Il faut voir comment sans cesse, en feignant l’ironie, Les Stagiaires brosse l’entreprise dans le sens du poil. Même l’humour de son duo d’artificiers courbe l’échine : humour pugnace en apparence, bruyant dans les fait, en définitive complètement inoffensif. Moyen de constater et d’affirmer du reste la totale médiocrité du film, c’est-à-dire son indiscutable conformisme. Jamais rien de terroriste dans l’humour de Vaughn et Wilson, mais une incontinence verbale déclenchée en pure perte, un duetto de balles sauteuses qui n’agresse chaque scène par sa crétinerie que pour mieux laisser l’intelligence du récit avancer dans son dos (la révélation finale du boss vachard sera là pour le rappeler).
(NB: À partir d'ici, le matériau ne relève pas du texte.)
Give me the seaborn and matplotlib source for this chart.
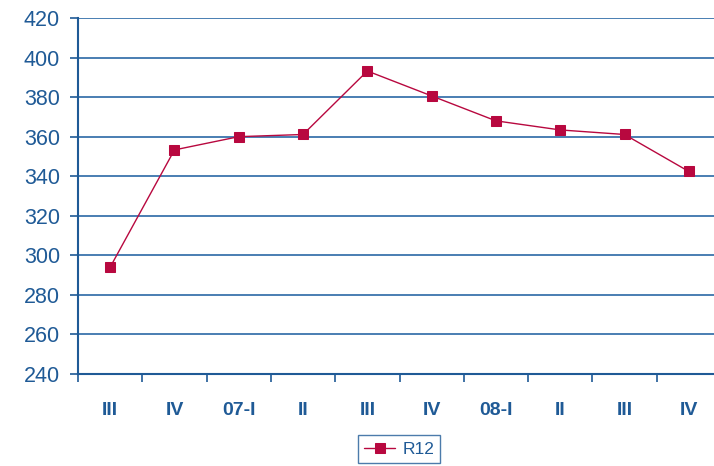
import matplotlib
matplotlib.use("Agg")
import matplotlib.pyplot as plt
import seaborn as sns
import pandas as pd
import numpy as np

categories = ["III", "IV", "07-I", "II", "III", "IV", "08-I", "II", "III", "IV"]
r12 = [294, 353.3, 360, 361.1, 393.2, 380.6, 368, 363.4, 361.1, 342.4]
yticks = [240, 260, 280, 300, 320, 340, 360, 380, 400, 420]

sns.set_theme(style="white")
plt.rcParams['font.family'] = ['Liberation Sans', 'DejaVu Sans']

blue = "#1F5A96"
red = "#B8083F"

df = pd.DataFrame({"pos": np.arange(len(categories)), "R12": r12})

fig = plt.figure(figsize=(7.14, 4.66), dpi=100)
ax = fig.add_axes([78/714, 1-374/466, 643/714, 356/466])
ax.set_ylim(240, 420)
ax.set_xlim(-0.5, len(categories) - 0.5)
for y in yticks[1:]:
    ax.axhline(y, color="#3A74AC", lw=1.3, zorder=1)

sns.lineplot(data=df, x="pos", y="R12", ax=ax, color=red, lw=1.0,
             marker="s", markersize=6.5, markeredgecolor=red, markerfacecolor=red,
             label="R12", zorder=3)

for s in ["top", "right"]:
    ax.spines[s].set_visible(False)
for s in ["left", "bottom"]:
    ax.spines[s].set_color(blue)
    ax.spines[s].set_linewidth(1.5)

ax.set_yticks(yticks)
ax.set_yticklabels([str(v) for v in yticks], fontsize=15.5, color=blue)
ax.tick_params(axis="y", length=6, width=1.2, color=blue, pad=7, direction="out", left=True)
ax.set_xticks(np.arange(len(categories)))
ax.set_xticklabels(categories, fontsize=14, fontweight="bold", color=blue)
ax.tick_params(axis="x", which="major", length=0, pad=20)
ax.set_xticks(np.arange(len(categories) + 1) - 0.5, minor=True)
ax.tick_params(axis="x", which="minor", length=6, width=1.2, color=blue, direction="out", bottom=True)
ax.set_xlabel("")
ax.set_ylabel("")

leg = ax.legend(loc="center", bbox_to_anchor=(399/714, 1-449/466), bbox_transform=fig.transFigure,
                frameon=True, fancybox=False, fontsize=12.5, handlelength=1.8, borderpad=0.35,
                handletextpad=0.4)
leg.get_frame().set_edgecolor(blue)
leg.get_frame().set_linewidth(1.0)
for t in leg.get_texts():
    t.set_color(blue)

fig.savefig("out.png", dpi=100)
Pour reprendre les mots du personnage de Vaughn, il s’agit simplement de « prendre le pli ». Nul éléphant labourant un magasin de porcelaine ici, juste deux petits cobayes excentriques derrière une vitre de plus : l’affiche ne vend d’ailleurs rien d’autre que cela. Lâcheté et paresse de ce comique soucieux de ne rien casser, alors que c’est justement lorsqu’un mécanisme est détraqué qu’il dévoile les principes qui déterminent son juste fonctionnement.
Bavard et bon élève, Les Stagiaires s’apparente à ces pubs à sketches qui pullulent sur la toile, où l’idée promotionnelle ne consiste en rien d’autre que de provoquer le rire tout en martelant encore et toujours le nom de la marque. Au fond, que le générique se déroule par l’entremise de toutes les applications estampillées Google montre bien au devant de quoi cherchait à avancer le film : une digestion goguenarde mais soumise dans l’appareillage de son sujet. Cela vaudrait presque comme mise en garde tant on en vient, au sortir de ce cheval de Troie souriant de transparence, à se dire que le fascisme de ce siècle, en bon accord avec son époque, ne saurait peut-être s’accommoder que d’un seul visage : celui du cool.